Kuala lumpur: Resilient domestic demand and contained underlying inflation are anticipated to allow Bank Negara Malaysia (BNM) to maintain the overnight policy rate (OPR) at 2.75 percent throughout 2026, according to Kenanga Investment Bank Bhd (Kenanga IB).

According to BERNAMA News Agency, Kenanga IB noted in a research report that while headline inflation has remained stable, ongoing disruptions around the Strait of Hormuz present potential risks due to increased costs of imported fuel, fertiliser, and logistics. The investment bank emphasized that maintaining policy stability should remain a central goal. It stated that the combination of heightened external uncertainties and a relatively stable ringgit affords the central bank ample flexibility to keep the OPR unchanged.

Kenanga IB also discussed its year-end forecast for the US dollar to ringgit exchange rate, which it expects to remain at 3.95. This prediction is influenced more by the anticipated structural weakening of the US dollar rather than specific cuts in US Federal Reserve interest rates. The forecast is further supported by factors such as reserve diversification, portfolio reallocation, and growing concerns about US fiscal sustainability.
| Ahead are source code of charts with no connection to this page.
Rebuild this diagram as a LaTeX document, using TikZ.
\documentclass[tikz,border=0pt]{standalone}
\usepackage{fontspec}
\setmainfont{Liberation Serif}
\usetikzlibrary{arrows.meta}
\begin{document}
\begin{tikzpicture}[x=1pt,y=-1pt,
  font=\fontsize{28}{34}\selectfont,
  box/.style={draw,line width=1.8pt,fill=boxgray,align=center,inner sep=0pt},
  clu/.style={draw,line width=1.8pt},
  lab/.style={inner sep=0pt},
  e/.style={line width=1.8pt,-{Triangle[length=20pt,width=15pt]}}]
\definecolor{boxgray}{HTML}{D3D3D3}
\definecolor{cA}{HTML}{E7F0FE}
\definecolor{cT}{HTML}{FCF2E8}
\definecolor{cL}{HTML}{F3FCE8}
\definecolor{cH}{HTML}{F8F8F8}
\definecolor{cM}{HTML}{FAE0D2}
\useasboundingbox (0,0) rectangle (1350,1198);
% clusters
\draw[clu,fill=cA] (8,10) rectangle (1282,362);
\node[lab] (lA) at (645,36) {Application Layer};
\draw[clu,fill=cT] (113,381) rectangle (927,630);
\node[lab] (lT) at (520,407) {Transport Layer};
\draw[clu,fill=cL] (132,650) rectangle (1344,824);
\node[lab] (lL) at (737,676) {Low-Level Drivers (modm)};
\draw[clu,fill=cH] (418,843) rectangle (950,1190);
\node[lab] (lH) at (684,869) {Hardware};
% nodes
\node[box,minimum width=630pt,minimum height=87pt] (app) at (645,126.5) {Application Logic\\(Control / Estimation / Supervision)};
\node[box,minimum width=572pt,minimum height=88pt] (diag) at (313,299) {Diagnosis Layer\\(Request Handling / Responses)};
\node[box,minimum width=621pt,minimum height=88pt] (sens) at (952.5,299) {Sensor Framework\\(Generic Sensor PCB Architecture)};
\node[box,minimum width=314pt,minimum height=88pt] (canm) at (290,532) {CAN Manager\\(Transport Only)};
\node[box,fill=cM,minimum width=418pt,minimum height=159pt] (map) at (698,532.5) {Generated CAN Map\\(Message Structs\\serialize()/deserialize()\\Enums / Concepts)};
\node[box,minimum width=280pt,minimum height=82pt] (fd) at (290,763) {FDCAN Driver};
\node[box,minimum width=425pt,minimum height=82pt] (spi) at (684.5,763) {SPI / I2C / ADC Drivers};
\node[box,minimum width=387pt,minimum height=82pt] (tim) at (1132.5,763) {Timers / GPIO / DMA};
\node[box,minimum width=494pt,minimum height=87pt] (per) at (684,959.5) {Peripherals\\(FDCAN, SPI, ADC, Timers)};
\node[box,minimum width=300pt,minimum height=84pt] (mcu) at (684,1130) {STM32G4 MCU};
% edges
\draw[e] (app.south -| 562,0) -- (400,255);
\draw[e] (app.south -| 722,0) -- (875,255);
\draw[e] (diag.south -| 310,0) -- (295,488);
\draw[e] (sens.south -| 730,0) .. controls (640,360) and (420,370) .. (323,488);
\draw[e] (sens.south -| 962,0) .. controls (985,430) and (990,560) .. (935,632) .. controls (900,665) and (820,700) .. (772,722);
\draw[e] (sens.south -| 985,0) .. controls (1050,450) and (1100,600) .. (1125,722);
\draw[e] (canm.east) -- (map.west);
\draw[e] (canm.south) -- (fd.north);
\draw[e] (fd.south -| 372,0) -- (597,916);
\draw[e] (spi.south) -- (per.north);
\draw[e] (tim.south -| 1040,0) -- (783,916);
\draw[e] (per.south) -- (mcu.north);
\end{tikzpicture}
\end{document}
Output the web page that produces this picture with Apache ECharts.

The investment bank highlighted that domestic economic fundamentals are robust, as evidenced by foreign currency deposits reaching a record RM305.8 billion in April. This figure underscores the substantial potential for conversion into the ringgit over time. However, Kenanga IB cautioned that risks are becoming more balanced. While geopolitical tensions in West Asia could sustain higher oil prices, inflation expectations, and demand for the US dollar, domestic political developments are increasingly viewed as a key source of market sensitivity.